Written problem: Return only the lines from the top of the data down to the one that holds "X_MIN, X_MAX, N_BINS = 50.0, 82.0, 100", both included, without any pictures.

════════════════

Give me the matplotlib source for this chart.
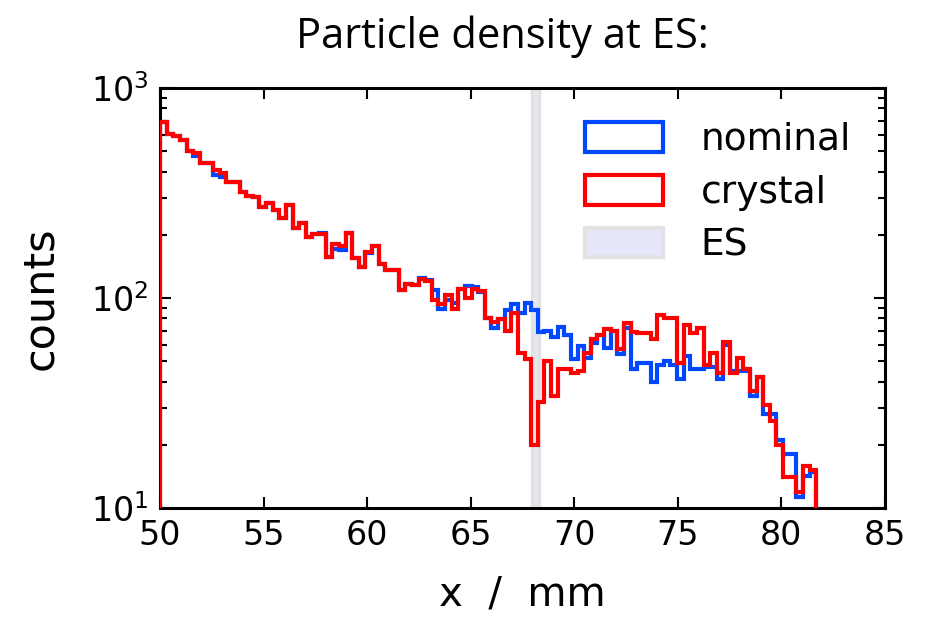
# Particle density at ES: step histograms nominal vs crystal

import matplotlib
matplotlib.use("Agg")
import matplotlib.pyplot as plt
import numpy as np
from matplotlib.patches import Patch

# --------------------------------------------------------------------
# Data (100 bins between 50 and 82 mm)
# --------------------------------------------------------------------

X_MIN, X_MAX, N_BINS = 50.0, 82.0, 100

nominal = [
    691, 602, 593, 565, 501, 475, 438, 438, 385, 376,
    358, 358, 321, 306, 302, 270, 282, 262, 240, 277,
    215, 227, 196, 202, 204, 157, 171, 169, 205, 155,
    141, 164, 177, 145, 136, 136, 109, 117, 115, 124,
    122, 109, 89, 98, 95, 110, 114, 113, 107, 80,
    72, 79, 88, 94, 85, 95, 88, 69, 70, 65,
    73, 67, 51, 59, 52, 61, 67, 58, 70, 54,
    72, 46, 49, 49, 40, 48, 50, 48, 41, 53,
    46, 46, 47, 47, 41, 60, 45, 45, 45, 34,
    42, 28, 28, 21, 18, 18, 11.3, 14.2, 14.8, 0,
]

crystal = [
    691, 602, 593, 565, 501, 492, 438, 438, 407, 393,
    358, 358, 321, 306, 302, 270, 282, 262, 240, 277,
    215, 227, 196, 202, 202, 157, 181, 176, 205, 155,
    141, 165, 177, 145, 136, 136, 109, 117, 115, 123,
    120, 98, 94, 103, 89, 110, 100, 110, 108, 80,
    77, 79, 70, 85, 55, 51, 20, 32, 50, 34,
    46, 46, 44, 45, 55, 64, 67, 71, 70, 57,
    76, 69, 68, 68, 64, 83, 80, 80, 49, 74,
    68, 72, 48, 55, 44, 62, 44, 52, 46, 36,
    42, 31, 26, 20, 14, 14, 11.9, 15.8, 15.2, 0,
]

# position of the ES (mm)
es_band = (67.98, 68.32)

BLUE = "#0048ff"
RED = "#ff0000"
ES_EDGE = "#e2e2e4"


def main():
    edges = np.linspace(X_MIN, X_MAX, N_BINS + 1)

    fig = plt.figure(figsize=(9.26, 6.22), dpi=100)
    ax = fig.add_axes([0.1728, 0.1833, 0.7829, 0.6752])

    ax.axvspan(*es_band, facecolor="#e6e6ee", edgecolor=ES_EDGE,
               lw=2.5, zorder=1)

    floor = 0.1
    nom = np.where(np.array(nominal) > 0, nominal, floor)
    cry = np.where(np.array(crystal) > 0, crystal, floor)
    ax.stairs(nom, edges, baseline=floor, color=BLUE, lw=3, zorder=2)
    ax.stairs(cry, edges, baseline=floor, color=RED, lw=3, zorder=3)

    ax.set_yscale("log")
    ax.set_xlim(50, 85)
    ax.set_ylim(10, 1000)
    ax.set_xticks(np.arange(50, 86, 5))

    for s in ax.spines.values():
        s.set_linewidth(2.2)
    ax.tick_params(which="both", direction="in", top=True, right=True,
                   labelsize=24, width=1.5)
    ax.tick_params(which="major", length=8, pad=8)
    ax.tick_params(which="minor", length=5)

    ax.set_xlabel("x  /  mm", fontsize=29, labelpad=16)
    ax.set_ylabel("counts", fontsize=31, labelpad=22)
    fig.suptitle("Particle density at ES:", fontsize=30, x=0.542, y=0.975,
                 fontfamily="Open Sans")

    handles = [
        Patch(facecolor="white", edgecolor=BLUE, lw=3, label="nominal"),
        Patch(facecolor="white", edgecolor=RED, lw=3, label="crystal"),
        Patch(facecolor="lavender", edgecolor=ES_EDGE, lw=3, label="ES"),
    ]
    ax.legend(handles=handles, loc="upper right", frameon=False,
              fontsize=27, handlelength=2.1, handleheight=0.85,
              handletextpad=1.0, borderaxespad=0.5, labelspacing=0.45)

    fig.savefig("out.png", dpi=100)


if __name__ == "__main__":
    main()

════════════════

Answer for this exercise:
Give me the matplotlib source for this chart.
# Particle density at ES: step histograms nominal vs crystal

import matplotlib
matplotlib.use("Agg")
import matplotlib.pyplot as plt
import numpy as np
from matplotlib.patches import Patch

# --------------------------------------------------------------------
# Data (100 bins between 50 and 82 mm)
# --------------------------------------------------------------------

X_MIN, X_MAX, N_BINS = 50.0, 82.0, 100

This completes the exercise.